● Code that draws figures:
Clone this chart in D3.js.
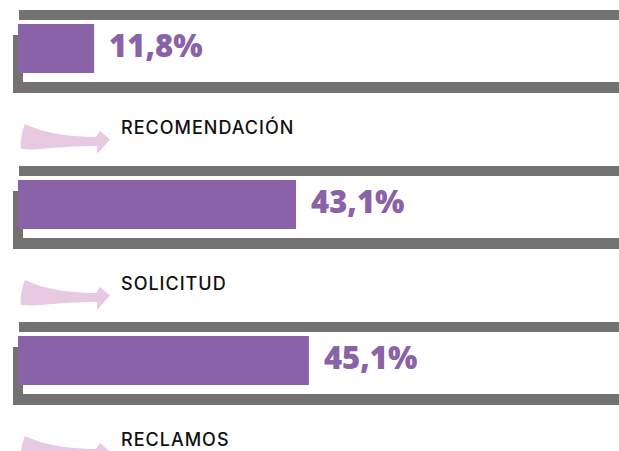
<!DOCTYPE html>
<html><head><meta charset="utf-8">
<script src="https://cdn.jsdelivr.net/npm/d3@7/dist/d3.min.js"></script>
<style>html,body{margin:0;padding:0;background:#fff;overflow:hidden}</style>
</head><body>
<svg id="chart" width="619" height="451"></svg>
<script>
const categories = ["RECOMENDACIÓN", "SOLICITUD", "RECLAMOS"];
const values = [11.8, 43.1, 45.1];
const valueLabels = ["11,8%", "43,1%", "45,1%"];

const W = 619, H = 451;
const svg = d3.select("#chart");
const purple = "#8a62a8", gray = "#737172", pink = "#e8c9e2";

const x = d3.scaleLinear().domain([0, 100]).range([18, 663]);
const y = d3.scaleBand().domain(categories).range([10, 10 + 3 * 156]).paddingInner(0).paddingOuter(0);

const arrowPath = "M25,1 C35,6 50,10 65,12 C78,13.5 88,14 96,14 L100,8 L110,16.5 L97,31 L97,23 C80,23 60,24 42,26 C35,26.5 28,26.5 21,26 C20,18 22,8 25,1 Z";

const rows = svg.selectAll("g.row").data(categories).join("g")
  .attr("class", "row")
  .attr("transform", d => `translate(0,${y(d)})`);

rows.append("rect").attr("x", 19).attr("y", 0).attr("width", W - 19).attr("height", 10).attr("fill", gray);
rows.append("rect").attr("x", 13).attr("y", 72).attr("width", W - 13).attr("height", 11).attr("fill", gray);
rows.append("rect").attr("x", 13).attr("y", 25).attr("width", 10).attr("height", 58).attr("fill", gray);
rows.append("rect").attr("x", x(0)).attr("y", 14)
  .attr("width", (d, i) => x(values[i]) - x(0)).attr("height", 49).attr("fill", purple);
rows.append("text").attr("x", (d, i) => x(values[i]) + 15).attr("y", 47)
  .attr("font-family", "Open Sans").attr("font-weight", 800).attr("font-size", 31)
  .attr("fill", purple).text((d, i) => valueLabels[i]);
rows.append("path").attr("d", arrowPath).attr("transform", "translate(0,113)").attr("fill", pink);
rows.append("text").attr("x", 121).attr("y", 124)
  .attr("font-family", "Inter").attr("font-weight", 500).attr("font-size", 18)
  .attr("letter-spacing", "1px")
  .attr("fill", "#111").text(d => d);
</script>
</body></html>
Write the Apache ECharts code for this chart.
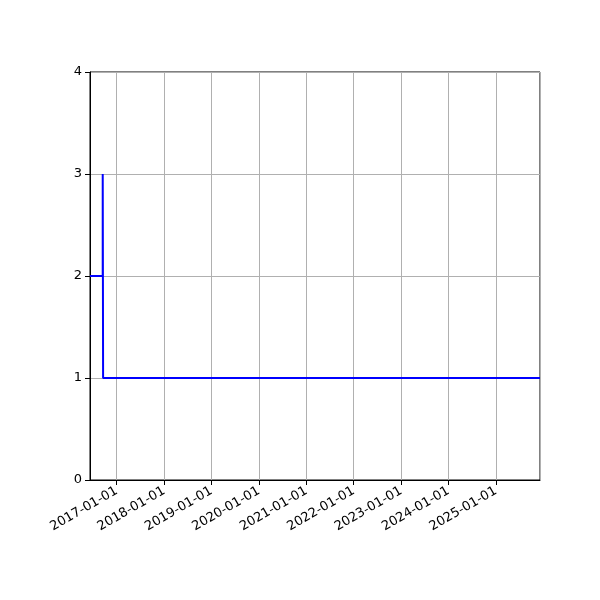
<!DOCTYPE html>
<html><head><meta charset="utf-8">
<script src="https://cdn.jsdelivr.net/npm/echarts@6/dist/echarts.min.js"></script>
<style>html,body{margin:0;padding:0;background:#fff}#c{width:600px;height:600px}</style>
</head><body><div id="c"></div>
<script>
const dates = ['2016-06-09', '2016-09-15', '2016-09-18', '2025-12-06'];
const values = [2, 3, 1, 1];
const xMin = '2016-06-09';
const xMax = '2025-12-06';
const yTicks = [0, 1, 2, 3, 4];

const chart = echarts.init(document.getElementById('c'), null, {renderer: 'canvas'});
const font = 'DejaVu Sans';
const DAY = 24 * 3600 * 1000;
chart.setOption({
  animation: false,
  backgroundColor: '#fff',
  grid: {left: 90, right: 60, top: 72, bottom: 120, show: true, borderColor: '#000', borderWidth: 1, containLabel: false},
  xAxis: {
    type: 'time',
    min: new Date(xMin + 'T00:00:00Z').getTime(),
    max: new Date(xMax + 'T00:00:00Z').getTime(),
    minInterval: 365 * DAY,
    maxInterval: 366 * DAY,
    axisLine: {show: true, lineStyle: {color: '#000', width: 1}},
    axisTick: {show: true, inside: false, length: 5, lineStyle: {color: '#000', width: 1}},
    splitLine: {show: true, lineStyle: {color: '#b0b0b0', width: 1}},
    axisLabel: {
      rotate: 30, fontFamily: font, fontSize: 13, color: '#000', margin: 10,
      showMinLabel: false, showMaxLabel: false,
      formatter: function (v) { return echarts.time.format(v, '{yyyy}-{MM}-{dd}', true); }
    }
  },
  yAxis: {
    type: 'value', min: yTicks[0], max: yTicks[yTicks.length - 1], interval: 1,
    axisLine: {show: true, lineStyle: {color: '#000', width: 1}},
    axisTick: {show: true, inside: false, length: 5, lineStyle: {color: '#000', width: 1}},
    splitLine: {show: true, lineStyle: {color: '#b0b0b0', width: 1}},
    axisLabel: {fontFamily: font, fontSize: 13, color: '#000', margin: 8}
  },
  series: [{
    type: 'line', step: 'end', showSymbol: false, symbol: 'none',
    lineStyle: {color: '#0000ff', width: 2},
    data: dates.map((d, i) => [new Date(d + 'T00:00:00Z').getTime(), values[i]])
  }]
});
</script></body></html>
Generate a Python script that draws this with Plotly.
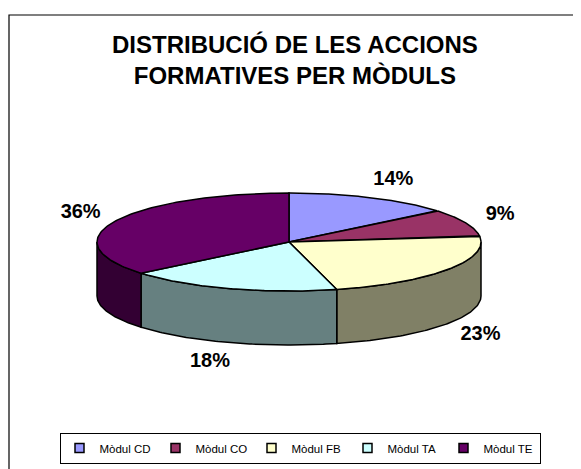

● Required work: Reproduce all entries without any change, and omit the pictures.

● Exercise answer:
Clone this chart in D3.js.
<!DOCTYPE html>
<html><head><meta charset="utf-8">
<script src="https://cdn.jsdelivr.net/npm/d3@7/dist/d3.min.js"></script>
<style>html,body{margin:0;padding:0;background:#fff;overflow:hidden}</style>
</head><body>
<svg id="chart" width="619" height="451"></svg>
<script>
const categories = ["RECOMENDACIÓN", "SOLICITUD", "RECLAMOS"];
const values = [11.8, 43.1, 45.1];
const valueLabels = ["11,8%", "43,1%", "45,1%"];

const W = 619, H = 451;
const svg = d3.select("#chart");
const purple = "#8a62a8", gray = "#737172", pink = "#e8c9e2";

const x = d3.scaleLinear().domain([0, 100]).range([18, 663]);
const y = d3.scaleBand().domain(categories).range([10, 10 + 3 * 156]).paddingInner(0).paddingOuter(0);

const arrowPath = "M25,1 C35,6 50,10 65,12 C78,13.5 88,14 96,14 L100,8 L110,16.5 L97,31 L97,23 C80,23 60,24 42,26 C35,26.5 28,26.5 21,26 C20,18 22,8 25,1 Z";

const rows = svg.selectAll("g.row").data(categories).join("g")
  .attr("class", "row")
  .attr("transform", d => `translate(0,${y(d)})`);

rows.append("rect").attr("x", 19).attr("y", 0).attr("width", W - 19).attr("height", 10).attr("fill", gray);
rows.append("rect").attr("x", 13).attr("y", 72).attr("width", W - 13).attr("height", 11).attr("fill", gray);
rows.append("rect").attr("x", 13).attr("y", 25).attr("width", 10).attr("height", 58).attr("fill", gray);
rows.append("rect").attr("x", x(0)).attr("y", 14)
  .attr("width", (d, i) => x(values[i]) - x(0)).attr("height", 49).attr("fill", purple);
rows.append("text").attr("x", (d, i) => x(values[i]) + 15).attr("y", 47)
  .attr("font-family", "Open Sans").attr("font-weight", 800).attr("font-size", 31)
  .attr("fill", purple).text((d, i) => valueLabels[i]);
rows.append("path").attr("d", arrowPath).attr("transform", "translate(0,113)").attr("fill", pink);
rows.append("text").attr("x", 121).attr("y", 124)
  .attr("font-family", "Inter").attr("font-weight", 500).attr("font-size", 18)
  .attr("letter-spacing", "1px")
  .attr("fill", "#111").text(d => d);
</script>
</body></html>
Write the Apache ECharts code for this chart.
<!DOCTYPE html>
<html><head><meta charset="utf-8">
<script src="https://cdn.jsdelivr.net/npm/echarts@6/dist/echarts.min.js"></script>
<style>html,body{margin:0;padding:0;background:#fff}#c{width:600px;height:600px}</style>
</head><body><div id="c"></div>
<script>
const dates = ['2016-06-09', '2016-09-15', '2016-09-18', '2025-12-06'];
const values = [2, 3, 1, 1];
const xMin = '2016-06-09';
const xMax = '2025-12-06';
const yTicks = [0, 1, 2, 3, 4];

const chart = echarts.init(document.getElementById('c'), null, {renderer: 'canvas'});
const font = 'DejaVu Sans';
const DAY = 24 * 3600 * 1000;
chart.setOption({
  animation: false,
  backgroundColor: '#fff',
  grid: {left: 90, right: 60, top: 72, bottom: 120, show: true, borderColor: '#000', borderWidth: 1, containLabel: false},
  xAxis: {
    type: 'time',
    min: new Date(xMin + 'T00:00:00Z').getTime(),
    max: new Date(xMax + 'T00:00:00Z').getTime(),
    minInterval: 365 * DAY,
    maxInterval: 366 * DAY,
    axisLine: {show: true, lineStyle: {color: '#000', width: 1}},
    axisTick: {show: true, inside: false, length: 5, lineStyle: {color: '#000', width: 1}},
    splitLine: {show: true, lineStyle: {color: '#b0b0b0', width: 1}},
    axisLabel: {
      rotate: 30, fontFamily: font, fontSize: 13, color: '#000', margin: 10,
      showMinLabel: false, showMaxLabel: false,
      formatter: function (v) { return echarts.time.format(v, '{yyyy}-{MM}-{dd}', true); }
    }
  },
  yAxis: {
    type: 'value', min: yTicks[0], max: yTicks[yTicks.length - 1], interval: 1,
    axisLine: {show: true, lineStyle: {color: '#000', width: 1}},
    axisTick: {show: true, inside: false, length: 5, lineStyle: {color: '#000', width: 1}},
    splitLine: {show: true, lineStyle: {color: '#b0b0b0', width: 1}},
    axisLabel: {fontFamily: font, fontSize: 13, color: '#000', margin: 8}
  },
  series: [{
    type: 'line', step: 'end', showSymbol: false, symbol: 'none',
    lineStyle: {color: '#0000ff', width: 2},
    data: dates.map((d, i) => [new Date(d + 'T00:00:00Z').getTime(), values[i]])
  }]
});
</script></body></html>
Generate a Python script that draws this with Plotly.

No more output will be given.